Every year, he took a different route to Shiloh to meet more people. Due to his efforts, the connection with Shiloh as a holy place was not severed, and the pilgrimage command was not abandoned. Shiloh and its holiness were kept alive.
On Rosh Hashanah, the haftarah that is read on the first day is two-tiered. Not only is there a spiritual and personal aspect, but there is a communal and territorial national element.
There are the heavens and there is the earth. There are prayers and supplications, and there is a specific Jewish geographical place. There is Shiloh, and there is the historic Land of Israel.
Judaism is not a disconnected experience of being with God just when we need him, but a long-lasting and permanent reality of Jews also being in their homeland, their country, at our holy places.
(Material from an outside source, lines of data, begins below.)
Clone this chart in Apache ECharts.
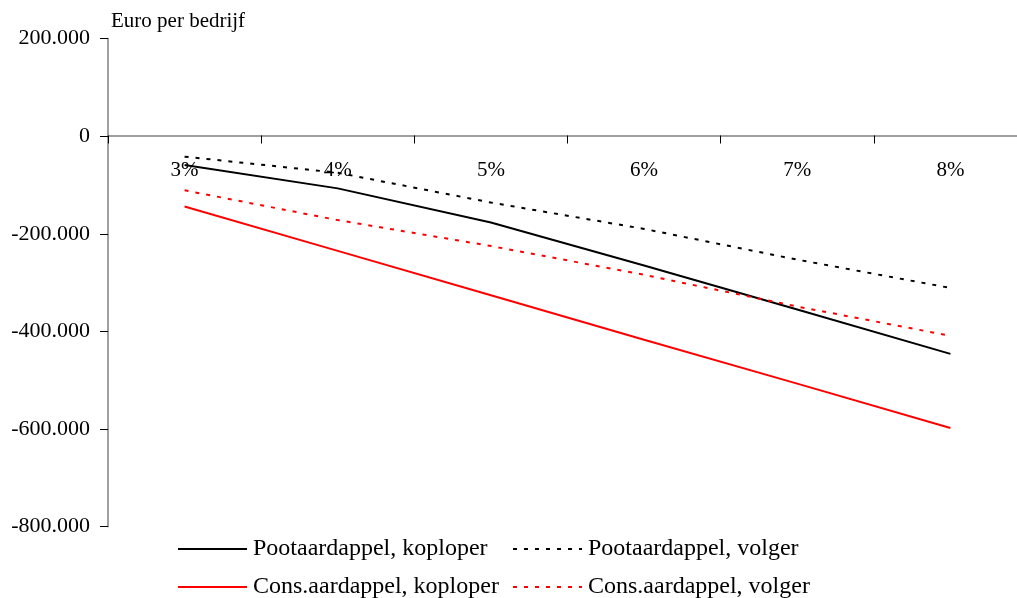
<!DOCTYPE html>
<html>
<head>
  <meta charset="utf-8">
  <style>
    html, body { margin: 0; padding: 0; width: 100%; height: 100%; overflow: hidden; background: #fff; }
  </style>
  <script src="https://cdn.jsdelivr.net/npm/echarts@6/dist/echarts.min.js"></script>
</head>
<body>
  <div id="container" style="width:1017px;height:598px;"></div>
  <script>
    var categories = ['3%', '4%', '5%', '6%', '7%', '8%'];
    var pootKoploper = [-59000, -107000, -177000, -265000, -355000, -446000];
    var pootVolger = [-42000, -75000, -136000, -190000, -253000, -311000];
    var consKoploper = [-144000, -235000, -326000, -417000, -507000, -598000];
    var consVolger = [-111000, -172000, -225000, -284000, -349000, -409000];
    var yTicks = { min: -800000, max: 200000, interval: 200000 };
    var seriesNames = ['Pootaardappel, koploper', 'Pootaardappel, volger', 'Cons.aardappel, koploper', 'Cons.aardappel, volger'];

    var font = '"Liberation Serif", "Times New Roman", serif';
    var dotted = [4, 7];

    var myChart = echarts.init(document.getElementById('container'), null, { renderer: 'canvas' });

    function fmt(v) {
      if (v === 0) return '0';
      return (v / 1000).toFixed(0) + '.000';
    }

    // one legend per item, laid out as a 2x2 block
    var legendPos = [[177, 537], [512, 537], [177, 575], [512, 575]];
    var legends = seriesNames.map(function (name, i) {
      return {
        data: [name],
        left: legendPos[i][0],
        top: legendPos[i][1],
        padding: 0,
        itemWidth: 69, itemHeight: 10,
        itemStyle: { opacity: 0 },
        textStyle: { fontFamily: font, fontSize: 24, color: '#000', padding: [0, 0, 0, 1] }
      };
    });

    var option = {
      animation: false,
      title: {
        text: 'Euro per bedrijf',
        left: 106,
        top: 6,
        textStyle: { fontFamily: font, fontSize: 21, fontWeight: 'normal', color: '#000' }
      },
      grid: { left: 108, width: 919, top: 38.5, bottom: 71.3, outerBoundsMode: 'none', containLabel: false },
      legend: legends,
      xAxis: [
        {
          type: 'category',
          data: categories,
          boundaryGap: true,
          position: 'top',
          offset: -97,
          axisLine: { onZero: false, lineStyle: { color: '#808080', width: 1.5 } },
          axisTick: { show: true, inside: true, length: 8, lineStyle: { color: '#000' } },
          axisLabel: { inside: true, margin: 24, fontFamily: font, fontSize: 21, color: '#000' },
          splitLine: { show: false }
        }
      ],
      yAxis: {
        type: 'value',
        min: yTicks.min,
        max: yTicks.max,
        interval: yTicks.interval,
        axisLine: { show: true, lineStyle: { color: '#808080', width: 1.5 } },
        axisTick: { show: true, length: 8, lineStyle: { color: '#000' } },
        axisLabel: { margin: 18, fontFamily: font, fontSize: 22, color: '#000', formatter: fmt },
        splitLine: { show: false }
      },
      series: [
        {
          name: seriesNames[0], type: 'line', data: pootKoploper, symbol: 'none',
          lineStyle: { color: '#000', width: 2 }, itemStyle: { color: '#000' }
        },
        {
          name: seriesNames[1], type: 'line', data: pootVolger, symbol: 'none',
          lineStyle: { color: '#000', width: 2, type: dotted }, itemStyle: { color: '#000' }
        },
        {
          name: seriesNames[2], type: 'line', data: consKoploper, symbol: 'none',
          lineStyle: { color: '#ff0000', width: 2 }, itemStyle: { color: '#ff0000' }
        },
        {
          name: seriesNames[3], type: 'line', data: consVolger, symbol: 'none',
          lineStyle: { color: '#ff0000', width: 2, type: dotted }, itemStyle: { color: '#ff0000' }
        }
      ]
    };

    myChart.setOption(option);
    window.addEventListener('resize', myChart.resize);
  </script>
</body>
</html>
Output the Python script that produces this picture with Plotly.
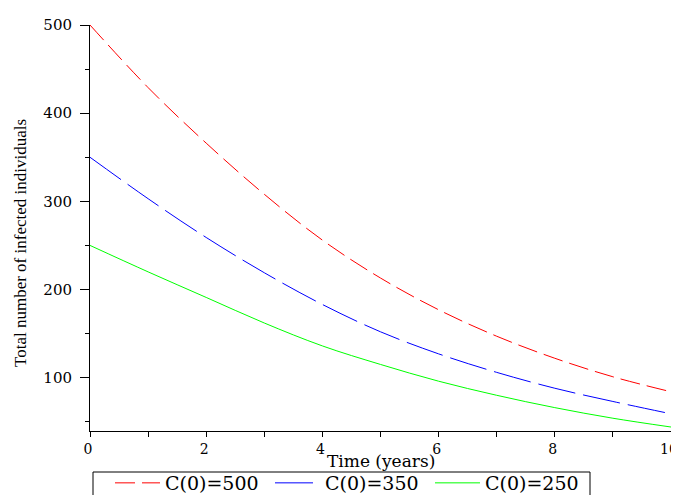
import plotly.graph_objects as go

time_years = [0, 1, 2, 3, 4, 5, 6, 7, 8, 9, 10]
c500 = [500, 429, 366, 308, 256, 213, 177, 147, 122, 101, 84]
c350 = [350, 303, 259, 219, 183, 152, 127, 106, 88, 73, 59]
c250 = [250, 220, 191, 162, 136, 115, 96, 80, 66, 54, 44]
series_names = ["C(0)=500", "C(0)=350", "C(0)=250"]
x_title = "Time (years)"
y_title = "Total number of infected individuals"

SERIF = "DejaVu Serif"
TIMES = "Liberation Serif"

# The page body adds an 8px offset; the figure is laid out so the plot
# lands where the reference has it inside the 679x495 window.
OFF = 8
FIG_W, FIG_H = 679 - OFF, 495 - OFF
PLOT_L, PLOT_R, PLOT_T, PLOT_B = 90, 671, 25, 431   # page pixels
PW, PH = PLOT_R - PLOT_L, PLOT_B - PLOT_T


def px_x(x):
    return (x - PLOT_L) / PW


def px_y(y):
    return (PLOT_B - y) / PH


fig = go.Figure()
fig.add_trace(go.Scatter(x=time_years, y=c500, mode="lines", name=series_names[0],
                         line=dict(color="#ff0000", width=1, dash="20px,7px", shape="spline")))
fig.add_trace(go.Scatter(x=time_years, y=c350, mode="lines", name=series_names[1],
                         line=dict(color="#0000ff", width=1, dash="38px,8px", shape="spline")))
fig.add_trace(go.Scatter(x=time_years, y=c250, mode="lines", name=series_names[2],
                         line=dict(color="#00ff00", width=1, shape="spline")))

fig.update_layout(
    width=FIG_W, height=FIG_H,
    margin=dict(l=PLOT_L - OFF, r=FIG_W + OFF - PLOT_R, t=PLOT_T - OFF,
                b=FIG_H + OFF - PLOT_B),
    paper_bgcolor="white", plot_bgcolor="white",
    font=dict(family=SERIF, size=15, color="black"),
    showlegend=True,
    legend=dict(orientation="h", x=px_x(110), xanchor="left",
                yref="container", y=1 - (464 - OFF) / FIG_H, yanchor="top",
                borderwidth=0, bgcolor="rgba(0,0,0,0)",
                font=dict(family=SERIF, size=19), entrywidth=100, itemwidth=45,
                tracegroupgap=0),
    xaxis=dict(range=[0, 10], showgrid=False, zeroline=False, showline=True,
               linecolor="black", linewidth=1, ticks="outside", ticklen=5,
               tickcolor="black", dtick=2, tick0=0, automargin=False,
               ticklabeloverflow="allow", ticklabelshift=-2,
               tickfont=dict(size=14),
               minor=dict(dtick=1, ticks="outside", ticklen=5, tickcolor="black")),
    yaxis=dict(range=[39.5, 500], showgrid=False, zeroline=False, showline=True,
               linecolor="black", linewidth=1, ticks="outside", ticklen=9,
               tickcolor="black", dtick=100, tick0=0, ticklabelstandoff=5,
               automargin=False, ticklabeloverflow="allow",
               minor=dict(dtick=50, ticks="outside", ticklen=4, tickcolor="black")),
    shapes=[
        dict(type="rect", xref="paper", yref="paper",
             x0=px_x(93), x1=px_x(590), y0=px_y(472), y1=px_y(505),
             line=dict(color="black", width=1), fillcolor="rgba(0,0,0,0)"),
    ],
    annotations=[
        dict(text=x_title, xref="paper", yref="paper", x=0.5, y=px_y(461),
             xanchor="center", yanchor="middle", showarrow=False,
             font=dict(family=SERIF, size=17)),
        dict(text=y_title, xref="paper", yref="paper", x=px_x(20),
             y=px_y(243), xanchor="center", yanchor="middle",
             textangle=-90, showarrow=False, font=dict(family=TIMES, size=17)),
    ],
)

fig.write_html("out.html")
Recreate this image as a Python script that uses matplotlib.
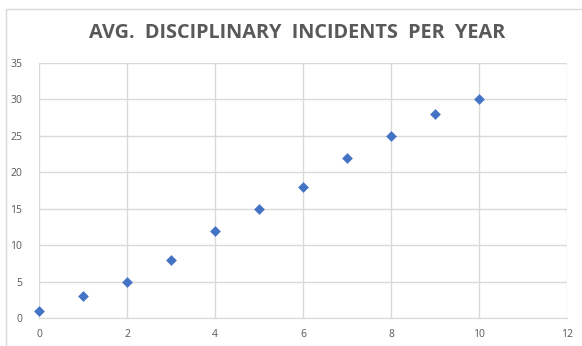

We are with God and with ourselves, in belief and in actions, as the Jewish people, the Jewish nation, rooted on our soil, despite words spoken at the Emmy Awards stage.
On Rosh Hashanah, we seek to return to God, to return to his commandments, to his spiritual guidance. As the haftarah read on the first day reminds us, we return physically as well, to the places of our land. We are called to go to Shiloh and to Jerusalem, for, as we were in the past, so will we be in the future.
The writer, a Shiloh resident, is a researcher, analyst, and commentator on political, cultural, and media issues.